Sixty lune on lees - lunar cycles, the house's preferred unit, totalling roughly fifty-eight months. No filtration, no fining, zero added sulphites. This particular release was disgorged in September 2023 (lot L09/23-E23). Total production for the release is around 3,500 bottles.
A pink Brut Nature in the Gatta register: leaner and longer than what mainstream pink Franciacorta tends to be, vinous rather than fruit-forward, with the saline length the producer's Gussago hillside is known for.
Even better than I remember. Still that brutal beauty - savage minerality, salty peach, cinnamon and ginger, seawater and brine, cellar dampness. But this time the balance is there. Last time I said it could benefit from it; now it has it, without losing any of that weaponised intensity. Iodine, subtle mushrooms, red apple skin on the finish. Serious, complex, uncompromising rosé that doesn't care whether you're ready for it.

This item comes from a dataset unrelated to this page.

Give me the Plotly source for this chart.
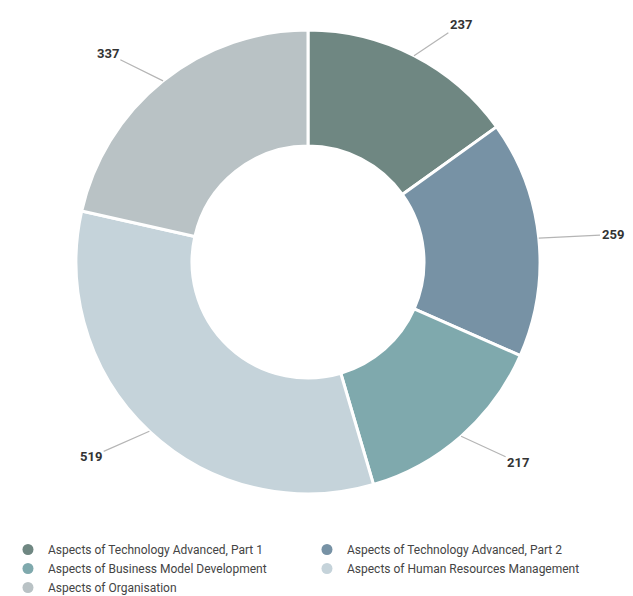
import math
import plotly.graph_objects as go

categories = [
    "Aspects of Technology Advanced, Part 1",
    "Aspects of Technology Advanced, Part 2",
    "Aspects of Business Model Development",
    "Aspects of Human Resources Management",
    "Aspects of Organisation",
]
values = [237, 259, 217, 519, 337]
colors = ["#6f8782", "#7792a5", "#7fa9ad", "#c5d3da", "#b9c2c5"]

W, H = 633, 596
cx_px, cy_px, r_px = 308, 262, 232
dom_x = [(cx_px - r_px) / W, (cx_px + r_px) / W]
dom_y = [1 - (cy_px + r_px) / H, 1 - (cy_px - r_px) / H]

fig = go.Figure()
fig.add_trace(go.Pie(
    labels=categories, values=values, hole=0.5, sort=False,
    direction="clockwise", rotation=0,
    marker=dict(colors=colors, line=dict(color="white", width=3)),
    textinfo="none", showlegend=False, hoverinfo="label+value",
    domain=dict(x=dom_x, y=dom_y),
))

# legend entries with circle markers
for c, col in zip(categories, colors):
    fig.add_trace(go.Scatter(x=[None], y=[None], mode="markers", name=c,
                             marker=dict(symbol="circle", size=11, color=col)))

total = sum(values)
cum = 0
L = 50
for v in values:
    mid = (cum + v / 2) / total * 2 * math.pi
    cum += v
    s, c = math.sin(mid), math.cos(mid)
    px = cx_px + r_px * s
    py = cy_px - r_px * c
    sign = 1 if s >= 0 else -1
    ax = L * s + sign * 24
    ay = -L * c * 0.7
    fig.add_annotation(
        x=px / W, y=1 - py / H, xref="paper", yref="paper",
        text=f"<b>{v}</b>", showarrow=True, arrowhead=0, arrowwidth=1.2,
        arrowcolor="#b5b5b5", ax=ax, ay=ay, standoff=0,
        font=dict(family="Roboto, Arial", size=13, color="#333333"),
    )

fig.update_layout(
    width=W, height=H, margin=dict(l=0, r=0, t=0, b=0, autoexpand=False),
    paper_bgcolor="white", plot_bgcolor="white",
    xaxis=dict(visible=False), yaxis=dict(visible=False),
    legend=dict(orientation="h", x=0.0126, y=1 - 535 / H, xanchor="left", yanchor="top",
                entrywidth=254, entrywidthmode="pixels", itemwidth=30,
                font=dict(family="Roboto, Arial", size=12, color="#444444"),
                tracegroupgap=0),
)

fig.write_html("out.html")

Brutal beauty. Like all Nicola Gatta wines, this rosé isn't here to make friends - it's borderline masochistic with its savage minerality and acidity. Salty peach meets cinnamon and ginger, seawater and brine, cellar dampness and red apples. On the palate? Christ, it's weaponised - this wine would win World War III. Yes, it could benefit from better balance, but who cares when it has this much character and taste? Iodine strikes, subtle mushrooms whisper. Classy, stylish masochism. Definitely my thing.